Ode to OSCA From the Formerly Food Insecure

When registering for OSCA’s meal plan, I was offered checkable boxes for communicating my food needs: Eating Disorder? Nope. Allergies? Nope. Veganism? Yeah, no. I looked for a box entitled “Food insecurity.”

When I was a kid I was allowed to eat anything I wanted; I only had to procure and prepare it first. Today we call this “food insecurity.” 

Open my bag today and you’ll find: pepperoni, half a cucumber, tea bags, baklava, airline cookies, loose pistachios, and a quarter of yesterday’s bagel wrapped in a napkin. Say what you will about the way that I live, but I always have a nice snack to come home to.

Up until age 12, when the courts strongly suggested (read: ordered) that I live elsewhere, my mom and I did our grocery shopping at Atlas Liquors. I adored the place. I could barely contain my excitement as I touched every item in attentive fixation. Man, they had everything! Blueberry muffins sweating in their plastic wrappers, coconut-scented prayer candles, black bananas in a wicker basket, Top Ramen and Cup-a-Soup. There was also lots of candy, but I didn’t touch the stuff. Candy isn’t filling. I preferred tinned sardines and vinegar chips. (Don’t laugh. It’s delicious.) That black, plastic goodie bag would last me all weekend, if I rationed well enough.

Mom didn’t cook or clean a lot. If she had mommy-blogged, her housekeeping tips might go like this:

Problem: Dishes piling up? Have they filled your sink? Now precariously piled on all your counter space? Stove, too?

Solution: Fret not! With an eye to your decor, carefully select a bed sheet that can be thrown atop the mounds.

Problem: Running low on clean dishes? 

Solution: Go to your Neighborhood Bar. Bring a purse! Subtly (or not!) dump the bowls of pretzels into your bag. Not just the pretzels — bowls too! It’s the Free-Pretzel-Bowl. They can’t call it that if they don’t mean it. 

Rats? 

Cats! 

Trash? 

Floor! 

Cat poop?

Ignore.

I was shocked when my friends cracked up after I informed them that, no, the unrefrigerated pepperoni in my bag was fine, actually. Shocked as well when my roommate lovingly took me by the shoulders, looked me in the eyes, and said, “Celeste. You aren’t coming back to the lentils. We need to take down the plates. This has to end.” 

I’m a Food Safety Convert. When I first got here, I thought the rules were all a bit much. I felt personally insulted by dietary restrictions. Oh, you won’t eat my food? Fine! Don’t eat. 

Why gloves? I didn’t think trace amounts of my nail polish chipped into the food would make anyone sick. I nibble at it all the time, and I bet you do too.

I’m still skeptical of expiration dates. 

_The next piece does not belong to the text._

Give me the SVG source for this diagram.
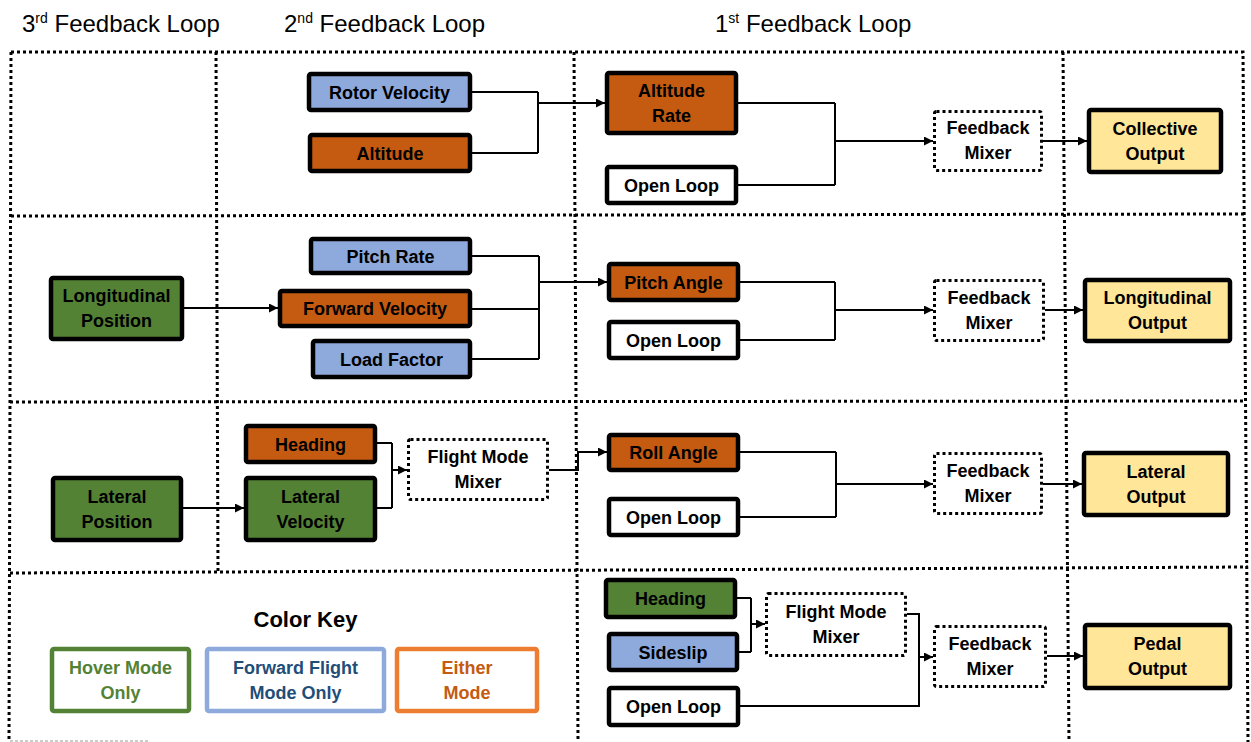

My attitude for the first half of the semester was I’m not nasty, you’re nasty

When I joined OSCA, I joined a community that treated this privilege — food — as a right. A right to eat regularly, a right to eat foods that don’t make you sick, a right to eat by your ethics. To me, it felt like entitlement. I was defensive. 

I was jealous.

It wasn’t until I talked to the folks with dietary restrictions that I realized that, far from them being inconsiderate, they were, just like me, having their needs and desires suddenly thrust into the public eye. 

I befriended the Food Safety Coordinators, initially out of morbid fascination more than anything else. Turns out, real people were writing those annoying emails about keeping my nails out of the food and the food off the floor. It recontextualized the rules for me. Now I find it endearing watching them tromp through the kitchen, harrumphing about all the violations I couldn’t see. 

Below my defensiveness, I’m safe and I’m fed. How terrifying. I’m being cared for too. Consistently. My co-op made a claim: I would have two hot meals a day. It was made without hesitation, without the trumpets that I think should come with such a stately claim. It took me a while to stop looking for the catch.

Sometimes now, late at night, I’ll sneak downstairs into the dark industrial kitchen and heave open the walk-in fridge. It’s cold and clean inside and the lights are harsh fluorescents, but homey nonetheless. I sigh to see my breath. The yellow apples are nestled together in a crate, near winter squash recently unearthed. For a moment I rest on a milk crate, taking in the splendor of all our fresh produce.